Neil Nisperos and Benjamin Demers, Staff Writers
Posted: 11/28/2011 05:51:35 PM PST

Editor’s note: This is the third of a three-part series looking at the newly redrawn Inland Empire legislative districts for California’s Assembly. Sunday’s installment was Congress; on Monday we examined the California Senate.

When members of California’s Citizens Redistricting Commission compiled the state’s new political maps, they did so in hopes of ending gerrymandering.

An early look at Assembly races in this region seem to indicate they have succeeded in creating a more competitive atmosphere. The commission released the new maps in July.

Most notably, GOP Senate Leader Bob Dutton may face a challenging election campaign against Assemblyman Mike Morrell in District 40, and Assemblyman Tim Donnelly will face off against Big Bear Lake Mayor Bill Jahn in District 33.

In a change from past years, primary candidates for an office will be on one ballot, regardless of political affiliation. The top two vote-getters – even if from the same party – will advance to the general election on Nov. 6.

Here’s an early look at how some of the region’s new Assembly districts are shaping up:

Assembly District 33

This district encompasses most of San Bernardino County with the exception of its southwest corner and the Morongo Basin.

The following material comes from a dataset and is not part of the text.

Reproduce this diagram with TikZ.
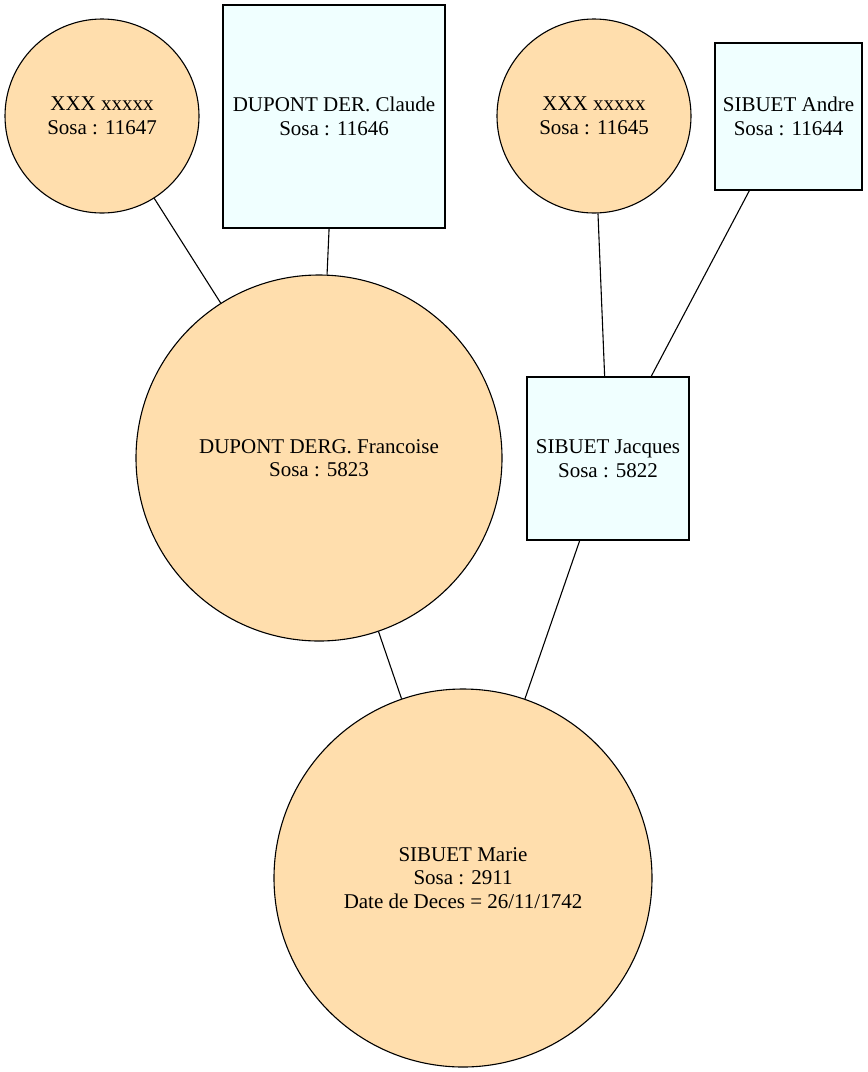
\documentclass[tikz,border=0pt]{standalone}
\usepackage{fontspec}
\setmainfont{Liberation Serif}
\definecolor{personF}{HTML}{FFDEAD}
\definecolor{personM}{HTML}{F0FFFF}
\begin{document}
\begin{tikzpicture}[x=1pt,y=-1pt,
  every node/.style={draw=black,line width=1.1pt,inner sep=0pt,align=center,
    font=\fontsize{21}{23.5}\selectfont},
  female/.style={circle,fill=personF,minimum size=#1},
  male/.style={rectangle,fill=personM},
  link/.style={draw=black,line width=1.1pt}]
\useasboundingbox (0,0) rectangle (868,1072);
% generation 3
\node[female=194pt] (p11647) at (102,116) {XXX xxxxx\\Sosa : 11647};
\node[male,minimum width=222pt,minimum height=223pt] (p11646) at (334,116.5) {DUPONT DER. Claude\\Sosa : 11646};
\node[female=194pt] (p11645) at (594,116) {XXX xxxxx\\Sosa : 11645};
\node[male,minimum width=147pt,minimum height=147pt] (p11644) at (788.5,116.5) {SIBUET Andre\\Sosa : 11644};
% generation 2
\node[female=366pt] (p5823) at (319,458) {DUPONT DERG. Francoise\\Sosa : 5823};
\node[male,minimum width=162pt,minimum height=163pt] (p5822) at (608,458.5) {SIBUET Jacques\\Sosa : 5822};
% generation 1
\node[female=378pt] (p2911) at (463,878) {SIBUET Marie\\Sosa : 2911\\Date de Deces = 26/11/1742};
% parent links
\draw[link] (p11647) -- (p5823);
\draw[link] (p11646) -- (p5823);
\draw[link] (p11645) -- (p5822);
\draw[link] (p11644) -- (p5822);
\draw[link] (p5823) -- (p2911);
\draw[link] (p5822) -- (p2911);
\end{tikzpicture}
\end{document}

Donnelly already represents a portion of this area and is expected to run for re-election.

The Republican and former member of the Minuteman Project has made waves in his first term representing the 59th District.

Donnelly is in the process of getting enough signatures to qualify a measure for the statewide ballot to overturn the state’s Dream Act. The act allows illegal immigrants who are attending public colleges and universities to be eligible to seek financial aid.

Donnelly’s strong anti-illegal-immigration platform will likely appeal to many in this district as Republicans hold a substantial edge over Democrats among registered voters – 42 percent to 34 percent, according to consulting firm Redistricting Partners.

But Jahn has announced he will challenge Donnelly and is looking to appeal to Democrats as well as Republicans.

“California has huge problems that cannot be solved from the extreme right or extreme left … Our leaders need to work together to find common-sense solutions to the issues we face,” Jahn recently told media outlets.

Ron Wall, the chairman of the county Democratic Party, said he was unaware of any candidates from his party who have expressed interest in running for the seat.

Democrats could make some inroads in this district as 40 percent of its residents are Hispanics – who typically vote for the party’s candidates.

District 33 also includes Crestline, Lake Arrowhead, Running Springs, Big Bear Lake and the vast majority of the High Desert.

Assembly District 40

This horseshoe-shaped district extends from Rancho Cucamonga to part of the High Desert through San Bernardino and into Redlands.

Dutton has already indicated that he will run for this seat, as he is termed out of the Senate and will hope to move to the Assembly in order to stay in Sacramento. Dutton has been a state lawmaker since 2002.

He represents the 31st Senate District, which includes several cities in the new Assembly District 40 such as Highland, Loma Linda and Rancho Cucamonga.

Dutton has served as the GOP Senate leader since 2010 and has been at the center of several state budget battles with Gov. Jerry Brown.

Morrell will challenge Dutton for the District 40 seat, but not before having to move.

The Republican recently said he is moving to another home in Rancho Cucamonga because his current residence isn’t in the 40th District. The new district lines cut his home out of the 40th.

Morrell, who owns a real estate brokerage firm, was elected to represent the 63rd Assembly District in November 2010.

Although both lawmakers are well known in the area, Morrell and Dutton could face a serious challenge from a Democrat as the party holds a 40 percent to 38 percent edge over Republicans among registered voters.